begin

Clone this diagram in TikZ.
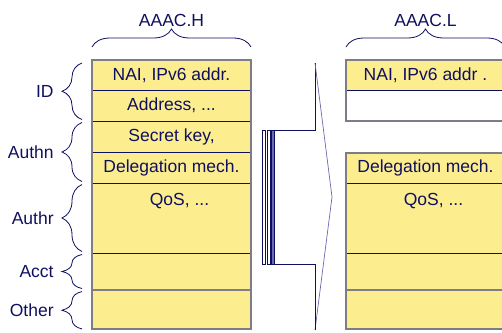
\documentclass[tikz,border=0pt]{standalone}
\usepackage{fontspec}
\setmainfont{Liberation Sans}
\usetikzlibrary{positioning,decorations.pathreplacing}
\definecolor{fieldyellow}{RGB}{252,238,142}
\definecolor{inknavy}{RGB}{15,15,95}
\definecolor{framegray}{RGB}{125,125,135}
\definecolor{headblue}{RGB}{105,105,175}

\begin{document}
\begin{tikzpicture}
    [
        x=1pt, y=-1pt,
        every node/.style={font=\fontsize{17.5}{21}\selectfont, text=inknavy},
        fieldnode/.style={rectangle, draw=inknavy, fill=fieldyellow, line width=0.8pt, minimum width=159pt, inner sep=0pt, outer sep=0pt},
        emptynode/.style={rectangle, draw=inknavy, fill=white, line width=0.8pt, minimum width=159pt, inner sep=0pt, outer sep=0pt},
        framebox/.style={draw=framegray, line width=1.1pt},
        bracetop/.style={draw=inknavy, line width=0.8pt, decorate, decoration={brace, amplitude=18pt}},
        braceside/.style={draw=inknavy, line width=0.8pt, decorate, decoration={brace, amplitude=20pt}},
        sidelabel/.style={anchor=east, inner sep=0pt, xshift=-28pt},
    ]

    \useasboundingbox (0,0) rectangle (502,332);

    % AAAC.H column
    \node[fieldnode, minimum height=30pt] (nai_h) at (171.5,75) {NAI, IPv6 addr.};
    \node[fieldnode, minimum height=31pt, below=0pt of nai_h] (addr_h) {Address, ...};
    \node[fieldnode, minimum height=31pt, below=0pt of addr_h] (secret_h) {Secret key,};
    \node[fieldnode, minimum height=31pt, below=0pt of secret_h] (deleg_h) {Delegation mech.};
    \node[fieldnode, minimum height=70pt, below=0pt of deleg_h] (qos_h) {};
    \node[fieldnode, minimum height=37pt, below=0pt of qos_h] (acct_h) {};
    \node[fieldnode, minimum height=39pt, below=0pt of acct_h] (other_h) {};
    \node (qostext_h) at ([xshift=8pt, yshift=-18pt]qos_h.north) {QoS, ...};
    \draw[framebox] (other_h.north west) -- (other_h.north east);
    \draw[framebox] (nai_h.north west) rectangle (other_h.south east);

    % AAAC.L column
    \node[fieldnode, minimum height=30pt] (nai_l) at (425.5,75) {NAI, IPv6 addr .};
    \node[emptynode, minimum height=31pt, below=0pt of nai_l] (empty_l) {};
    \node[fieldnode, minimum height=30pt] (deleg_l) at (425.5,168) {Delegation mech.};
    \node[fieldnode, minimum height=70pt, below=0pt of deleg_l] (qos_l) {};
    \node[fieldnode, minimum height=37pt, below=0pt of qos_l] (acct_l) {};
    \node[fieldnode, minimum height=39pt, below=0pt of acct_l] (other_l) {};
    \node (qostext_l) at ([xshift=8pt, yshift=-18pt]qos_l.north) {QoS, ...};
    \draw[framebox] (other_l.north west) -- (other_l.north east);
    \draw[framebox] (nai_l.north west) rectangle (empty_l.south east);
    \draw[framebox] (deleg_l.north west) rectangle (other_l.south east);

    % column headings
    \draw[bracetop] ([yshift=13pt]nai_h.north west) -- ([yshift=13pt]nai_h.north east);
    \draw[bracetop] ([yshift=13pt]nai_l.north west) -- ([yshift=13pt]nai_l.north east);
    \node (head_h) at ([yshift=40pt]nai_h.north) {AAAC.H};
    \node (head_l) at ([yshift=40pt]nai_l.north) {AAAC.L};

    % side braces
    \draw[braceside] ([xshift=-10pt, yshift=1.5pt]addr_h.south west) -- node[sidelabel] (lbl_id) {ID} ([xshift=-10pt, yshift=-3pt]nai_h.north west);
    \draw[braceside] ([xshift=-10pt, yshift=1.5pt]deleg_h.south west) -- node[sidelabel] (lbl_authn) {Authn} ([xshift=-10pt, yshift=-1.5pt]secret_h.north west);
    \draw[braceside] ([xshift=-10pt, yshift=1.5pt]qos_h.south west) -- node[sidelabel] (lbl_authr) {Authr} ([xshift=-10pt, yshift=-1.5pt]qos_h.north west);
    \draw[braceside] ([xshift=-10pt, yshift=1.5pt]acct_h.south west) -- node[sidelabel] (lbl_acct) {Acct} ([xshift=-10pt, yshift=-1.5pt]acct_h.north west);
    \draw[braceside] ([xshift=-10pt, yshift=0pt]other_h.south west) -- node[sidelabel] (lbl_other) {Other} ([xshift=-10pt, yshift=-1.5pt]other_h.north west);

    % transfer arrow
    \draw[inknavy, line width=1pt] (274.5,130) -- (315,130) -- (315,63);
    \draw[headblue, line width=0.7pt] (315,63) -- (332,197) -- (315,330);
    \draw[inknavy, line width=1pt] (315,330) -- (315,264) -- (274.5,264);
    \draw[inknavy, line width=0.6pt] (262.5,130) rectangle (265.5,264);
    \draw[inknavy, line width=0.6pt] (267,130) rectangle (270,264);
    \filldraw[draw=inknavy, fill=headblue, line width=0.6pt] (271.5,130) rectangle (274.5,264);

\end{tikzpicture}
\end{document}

end

WHAT IS ASKED:
Every line is to be duplicated exactly, though pictures stay out.

TASK ANSWER:
Clone this diagram in TikZ.
\documentclass[tikz,border=0pt]{standalone}
\usepackage{fontspec}
\setmainfont{Liberation Sans}
\usetikzlibrary{positioning,decorations.pathreplacing}
\definecolor{fieldyellow}{RGB}{252,238,142}
\definecolor{inknavy}{RGB}{15,15,95}
\definecolor{framegray}{RGB}{125,125,135}
\definecolor{headblue}{RGB}{105,105,175}

\begin{document}
\begin{tikzpicture}
    [
        x=1pt, y=-1pt,
        every node/.style={font=\fontsize{17.5}{21}\selectfont, text=inknavy},
        fieldnode/.style={rectangle, draw=inknavy, fill=fieldyellow, line width=0.8pt, minimum width=159pt, inner sep=0pt, outer sep=0pt},
        emptynode/.style={rectangle, draw=inknavy, fill=white, line width=0.8pt, minimum width=159pt, inner sep=0pt, outer sep=0pt},
        framebox/.style={draw=framegray, line width=1.1pt},
        bracetop/.style={draw=inknavy, line width=0.8pt, decorate, decoration={brace, amplitude=18pt}},
        braceside/.style={draw=inknavy, line width=0.8pt, decorate, decoration={brace, amplitude=20pt}},
        sidelabel/.style={anchor=east, inner sep=0pt, xshift=-28pt},
    ]

    \useasboundingbox (0,0) rectangle (502,332);

    % AAAC.H column
    \node[fieldnode, minimum height=30pt] (nai_h) at (171.5,75) {NAI, IPv6 addr.};
    \node[fieldnode, minimum height=31pt, below=0pt of nai_h] (addr_h) {Address, ...};
    \node[fieldnode, minimum height=31pt, below=0pt of addr_h] (secret_h) {Secret key,};
    \node[fieldnode, minimum height=31pt, below=0pt of secret_h] (deleg_h) {Delegation mech.};
    \node[fieldnode, minimum height=70pt, below=0pt of deleg_h] (qos_h) {};
    \node[fieldnode, minimum height=37pt, below=0pt of qos_h] (acct_h) {};
    \node[fieldnode, minimum height=39pt, below=0pt of acct_h] (other_h) {};
    \node (qostext_h) at ([xshift=8pt, yshift=-18pt]qos_h.north) {QoS, ...};
    \draw[framebox] (other_h.north west) -- (other_h.north east);
    \draw[framebox] (nai_h.north west) rectangle (other_h.south east);

    % AAAC.L column
    \node[fieldnode, minimum height=30pt] (nai_l) at (425.5,75) {NAI, IPv6 addr .};
    \node[emptynode, minimum height=31pt, below=0pt of nai_l] (empty_l) {};
    \node[fieldnode, minimum height=30pt] (deleg_l) at (425.5,168) {Delegation mech.};
    \node[fieldnode, minimum height=70pt, below=0pt of deleg_l] (qos_l) {};
    \node[fieldnode, minimum height=37pt, below=0pt of qos_l] (acct_l) {};
    \node[fieldnode, minimum height=39pt, below=0pt of acct_l] (other_l) {};
    \node (qostext_l) at ([xshift=8pt, yshift=-18pt]qos_l.north) {QoS, ...};
    \draw[framebox] (other_l.north west) -- (other_l.north east);
    \draw[framebox] (nai_l.north west) rectangle (empty_l.south east);
    \draw[framebox] (deleg_l.north west) rectangle (other_l.south east);

    % column headings
    \draw[bracetop] ([yshift=13pt]nai_h.north west) -- ([yshift=13pt]nai_h.north east);
    \draw[bracetop] ([yshift=13pt]nai_l.north west) -- ([yshift=13pt]nai_l.north east);
    \node (head_h) at ([yshift=40pt]nai_h.north) {AAAC.H};
    \node (head_l) at ([yshift=40pt]nai_l.north) {AAAC.L};

    % side braces
    \draw[braceside] ([xshift=-10pt, yshift=1.5pt]addr_h.south west) -- node[sidelabel] (lbl_id) {ID} ([xshift=-10pt, yshift=-3pt]nai_h.north west);
    \draw[braceside] ([xshift=-10pt, yshift=1.5pt]deleg_h.south west) -- node[sidelabel] (lbl_authn) {Authn} ([xshift=-10pt, yshift=-1.5pt]secret_h.north west);
    \draw[braceside] ([xshift=-10pt, yshift=1.5pt]qos_h.south west) -- node[sidelabel] (lbl_authr) {Authr} ([xshift=-10pt, yshift=-1.5pt]qos_h.north west);
    \draw[braceside] ([xshift=-10pt, yshift=1.5pt]acct_h.south west) -- node[sidelabel] (lbl_acct) {Acct} ([xshift=-10pt, yshift=-1.5pt]acct_h.north west);
    \draw[braceside] ([xshift=-10pt, yshift=0pt]other_h.south west) -- node[sidelabel] (lbl_other) {Other} ([xshift=-10pt, yshift=-1.5pt]other_h.north west);

    % transfer arrow
    \draw[inknavy, line width=1pt] (274.5,130) -- (315,130) -- (315,63);
    \draw[headblue, line width=0.7pt] (315,63) -- (332,197) -- (315,330);
    \draw[inknavy, line width=1pt] (315,330) -- (315,264) -- (274.5,264);
    \draw[inknavy, line width=0.6pt] (262.5,130) rectangle (265.5,264);
    \draw[inknavy, line width=0.6pt] (267,130) rectangle (270,264);
    \filldraw[draw=inknavy, fill=headblue, line width=0.6pt] (271.5,130) rectangle (274.5,264);

\end{tikzpicture}
\end{document}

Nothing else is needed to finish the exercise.